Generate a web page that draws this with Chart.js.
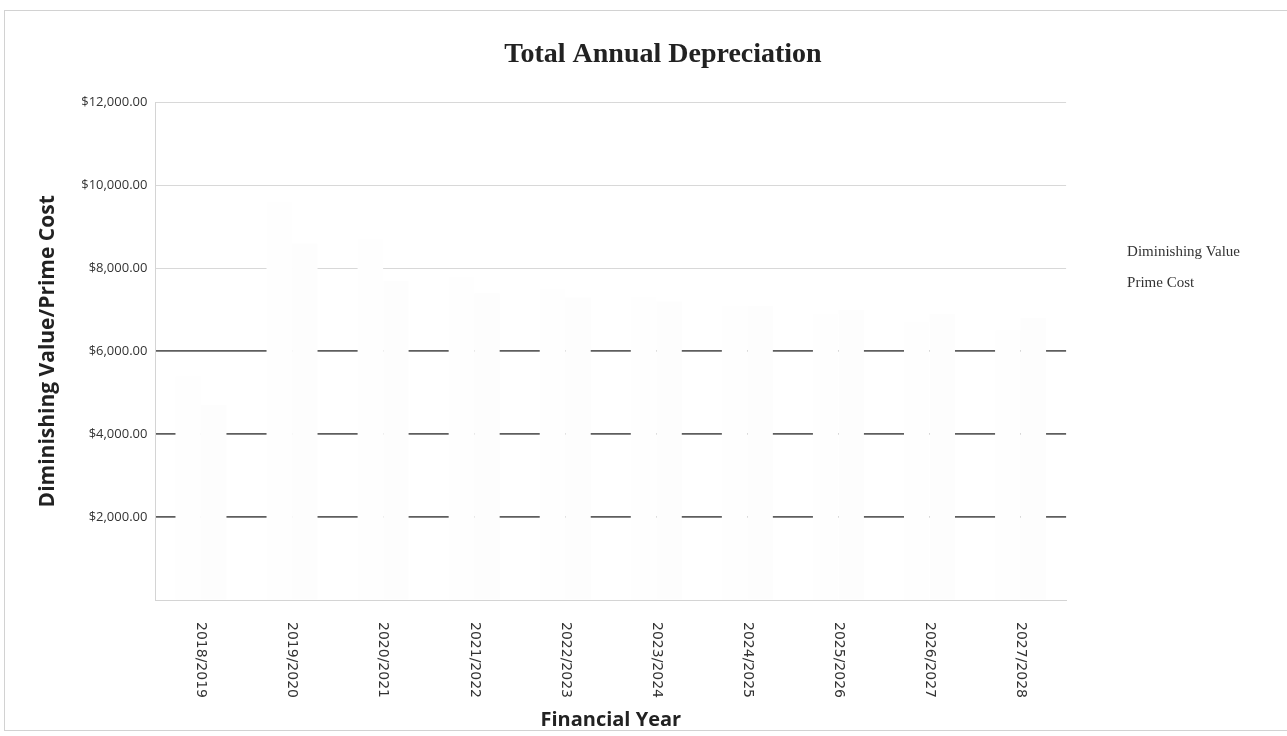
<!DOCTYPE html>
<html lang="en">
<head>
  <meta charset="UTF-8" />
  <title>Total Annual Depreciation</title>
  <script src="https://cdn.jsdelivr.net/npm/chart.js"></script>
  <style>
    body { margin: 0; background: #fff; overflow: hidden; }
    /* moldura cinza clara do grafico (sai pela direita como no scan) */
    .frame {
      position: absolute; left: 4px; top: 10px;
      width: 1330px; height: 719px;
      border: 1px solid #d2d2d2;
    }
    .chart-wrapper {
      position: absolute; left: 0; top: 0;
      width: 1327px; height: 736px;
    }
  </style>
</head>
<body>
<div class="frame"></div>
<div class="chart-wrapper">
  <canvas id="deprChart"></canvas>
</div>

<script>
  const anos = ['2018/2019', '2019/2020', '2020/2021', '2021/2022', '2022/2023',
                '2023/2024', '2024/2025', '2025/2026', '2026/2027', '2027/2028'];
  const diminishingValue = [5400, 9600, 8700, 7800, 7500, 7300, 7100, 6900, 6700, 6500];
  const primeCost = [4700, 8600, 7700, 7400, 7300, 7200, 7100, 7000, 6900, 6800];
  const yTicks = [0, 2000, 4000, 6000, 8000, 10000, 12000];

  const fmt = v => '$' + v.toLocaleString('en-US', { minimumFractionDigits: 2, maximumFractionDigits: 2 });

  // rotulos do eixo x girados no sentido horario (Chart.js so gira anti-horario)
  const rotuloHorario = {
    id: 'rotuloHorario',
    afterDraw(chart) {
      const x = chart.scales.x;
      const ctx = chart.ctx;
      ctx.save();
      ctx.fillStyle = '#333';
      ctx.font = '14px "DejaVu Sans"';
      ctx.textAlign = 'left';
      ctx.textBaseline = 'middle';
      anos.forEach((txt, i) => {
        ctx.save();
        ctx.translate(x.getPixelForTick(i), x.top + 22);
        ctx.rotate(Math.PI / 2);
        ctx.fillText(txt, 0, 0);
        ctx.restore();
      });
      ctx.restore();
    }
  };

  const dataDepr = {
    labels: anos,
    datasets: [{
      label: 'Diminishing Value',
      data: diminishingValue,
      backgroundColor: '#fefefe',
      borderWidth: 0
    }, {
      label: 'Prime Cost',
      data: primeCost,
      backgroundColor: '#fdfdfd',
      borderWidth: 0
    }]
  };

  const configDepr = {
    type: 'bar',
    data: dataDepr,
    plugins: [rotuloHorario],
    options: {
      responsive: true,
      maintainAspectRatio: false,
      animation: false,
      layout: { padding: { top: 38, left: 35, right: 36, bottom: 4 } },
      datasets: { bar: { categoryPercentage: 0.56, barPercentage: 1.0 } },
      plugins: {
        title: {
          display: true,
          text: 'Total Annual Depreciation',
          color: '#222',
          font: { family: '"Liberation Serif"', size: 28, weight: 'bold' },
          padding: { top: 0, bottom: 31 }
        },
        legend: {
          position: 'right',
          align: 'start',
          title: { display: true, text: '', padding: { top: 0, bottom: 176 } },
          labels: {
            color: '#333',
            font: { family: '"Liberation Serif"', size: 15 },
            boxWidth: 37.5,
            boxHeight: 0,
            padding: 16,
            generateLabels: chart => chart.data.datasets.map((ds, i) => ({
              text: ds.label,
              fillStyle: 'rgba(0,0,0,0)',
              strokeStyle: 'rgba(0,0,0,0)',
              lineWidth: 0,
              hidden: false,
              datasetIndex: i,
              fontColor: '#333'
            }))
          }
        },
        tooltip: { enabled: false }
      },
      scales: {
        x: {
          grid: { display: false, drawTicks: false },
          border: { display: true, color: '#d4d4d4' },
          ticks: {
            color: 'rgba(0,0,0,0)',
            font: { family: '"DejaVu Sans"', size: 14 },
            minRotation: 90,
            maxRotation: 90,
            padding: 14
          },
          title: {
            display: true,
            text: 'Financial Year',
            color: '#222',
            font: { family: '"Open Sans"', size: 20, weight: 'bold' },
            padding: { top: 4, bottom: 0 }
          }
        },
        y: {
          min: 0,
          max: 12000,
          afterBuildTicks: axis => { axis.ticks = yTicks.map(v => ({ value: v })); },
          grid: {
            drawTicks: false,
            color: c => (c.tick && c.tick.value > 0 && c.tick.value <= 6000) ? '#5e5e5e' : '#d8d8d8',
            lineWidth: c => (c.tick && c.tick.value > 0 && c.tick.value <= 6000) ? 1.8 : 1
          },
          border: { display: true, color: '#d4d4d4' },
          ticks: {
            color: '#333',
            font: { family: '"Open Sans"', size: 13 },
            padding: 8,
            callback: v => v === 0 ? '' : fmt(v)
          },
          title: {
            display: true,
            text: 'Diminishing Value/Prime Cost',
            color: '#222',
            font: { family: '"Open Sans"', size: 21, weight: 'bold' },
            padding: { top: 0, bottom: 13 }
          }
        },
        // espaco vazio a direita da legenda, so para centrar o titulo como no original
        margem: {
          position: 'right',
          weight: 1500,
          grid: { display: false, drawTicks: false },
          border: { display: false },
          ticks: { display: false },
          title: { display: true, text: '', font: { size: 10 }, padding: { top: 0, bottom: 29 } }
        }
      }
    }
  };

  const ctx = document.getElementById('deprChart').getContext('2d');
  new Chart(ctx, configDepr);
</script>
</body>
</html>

+ + + +

Print the listing above in full, exactly as written. Omit any pictures.

- [Complete answer]
Generate a web page that draws this with Chart.js.
<!DOCTYPE html>
<html lang="en">
<head>
  <meta charset="UTF-8" />
  <title>Total Annual Depreciation</title>
  <script src="https://cdn.jsdelivr.net/npm/chart.js"></script>
  <style>
    body { margin: 0; background: #fff; overflow: hidden; }
    /* moldura cinza clara do grafico (sai pela direita como no scan) */
    .frame {
      position: absolute; left: 4px; top: 10px;
      width: 1330px; height: 719px;
      border: 1px solid #d2d2d2;
    }
    .chart-wrapper {
      position: absolute; left: 0; top: 0;
      width: 1327px; height: 736px;
    }
  </style>
</head>
<body>
<div class="frame"></div>
<div class="chart-wrapper">
  <canvas id="deprChart"></canvas>
</div>

<script>
  const anos = ['2018/2019', '2019/2020', '2020/2021', '2021/2022', '2022/2023',
                '2023/2024', '2024/2025', '2025/2026', '2026/2027', '2027/2028'];
  const diminishingValue = [5400, 9600, 8700, 7800, 7500, 7300, 7100, 6900, 6700, 6500];
  const primeCost = [4700, 8600, 7700, 7400, 7300, 7200, 7100, 7000, 6900, 6800];
  const yTicks = [0, 2000, 4000, 6000, 8000, 10000, 12000];

  const fmt = v => '$' + v.toLocaleString('en-US', { minimumFractionDigits: 2, maximumFractionDigits: 2 });

  // rotulos do eixo x girados no sentido horario (Chart.js so gira anti-horario)
  const rotuloHorario = {
    id: 'rotuloHorario',
    afterDraw(chart) {
      const x = chart.scales.x;
      const ctx = chart.ctx;
      ctx.save();
      ctx.fillStyle = '#333';
      ctx.font = '14px "DejaVu Sans"';
      ctx.textAlign = 'left';
      ctx.textBaseline = 'middle';
      anos.forEach((txt, i) => {
        ctx.save();
        ctx.translate(x.getPixelForTick(i), x.top + 22);
        ctx.rotate(Math.PI / 2);
        ctx.fillText(txt, 0, 0);
        ctx.restore();
      });
      ctx.restore();
    }
  };

  const dataDepr = {
    labels: anos,
    datasets: [{
      label: 'Diminishing Value',
      data: diminishingValue,
      backgroundColor: '#fefefe',
      borderWidth: 0
    }, {
      label: 'Prime Cost',
      data: primeCost,
      backgroundColor: '#fdfdfd',
      borderWidth: 0
    }]
  };

  const configDepr = {
    type: 'bar',
    data: dataDepr,
    plugins: [rotuloHorario],
    options: {
      responsive: true,
      maintainAspectRatio: false,
      animation: false,
      layout: { padding: { top: 38, left: 35, right: 36, bottom: 4 } },
      datasets: { bar: { categoryPercentage: 0.56, barPercentage: 1.0 } },
      plugins: {
        title: {
          display: true,
          text: 'Total Annual Depreciation',
          color: '#222',
          font: { family: '"Liberation Serif"', size: 28, weight: 'bold' },
          padding: { top: 0, bottom: 31 }
        },
        legend: {
          position: 'right',
          align: 'start',
          title: { display: true, text: '', padding: { top: 0, bottom: 176 } },
          labels: {
            color: '#333',
            font: { family: '"Liberation Serif"', size: 15 },
            boxWidth: 37.5,
            boxHeight: 0,
            padding: 16,
            generateLabels: chart => chart.data.datasets.map((ds, i) => ({
              text: ds.label,
              fillStyle: 'rgba(0,0,0,0)',
              strokeStyle: 'rgba(0,0,0,0)',
              lineWidth: 0,
              hidden: false,
              datasetIndex: i,
              fontColor: '#333'
            }))
          }
        },
        tooltip: { enabled: false }
      },
      scales: {
        x: {
          grid: { display: false, drawTicks: false },
          border: { display: true, color: '#d4d4d4' },
          ticks: {
            color: 'rgba(0,0,0,0)',
            font: { family: '"DejaVu Sans"', size: 14 },
            minRotation: 90,
            maxRotation: 90,
            padding: 14
          },
          title: {
            display: true,
            text: 'Financial Year',
            color: '#222',
            font: { family: '"Open Sans"', size: 20, weight: 'bold' },
            padding: { top: 4, bottom: 0 }
          }
        },
        y: {
          min: 0,
          max: 12000,
          afterBuildTicks: axis => { axis.ticks = yTicks.map(v => ({ value: v })); },
          grid: {
            drawTicks: false,
            color: c => (c.tick && c.tick.value > 0 && c.tick.value <= 6000) ? '#5e5e5e' : '#d8d8d8',
            lineWidth: c => (c.tick && c.tick.value > 0 && c.tick.value <= 6000) ? 1.8 : 1
          },
          border: { display: true, color: '#d4d4d4' },
          ticks: {
            color: '#333',
            font: { family: '"Open Sans"', size: 13 },
            padding: 8,
            callback: v => v === 0 ? '' : fmt(v)
          },
          title: {
            display: true,
            text: 'Diminishing Value/Prime Cost',
            color: '#222',
            font: { family: '"Open Sans"', size: 21, weight: 'bold' },
            padding: { top: 0, bottom: 13 }
          }
        },
        // espaco vazio a direita da legenda, so para centrar o titulo como no original
        margem: {
          position: 'right',
          weight: 1500,
          grid: { display: false, drawTicks: false },
          border: { display: false },
          ticks: { display: false },
          title: { display: true, text: '', font: { size: 10 }, padding: { top: 0, bottom: 29 } }
        }
      }
    }
  };

  const ctx = document.getElementById('deprChart').getContext('2d');
  new Chart(ctx, configDepr);
</script>
</body>
</html>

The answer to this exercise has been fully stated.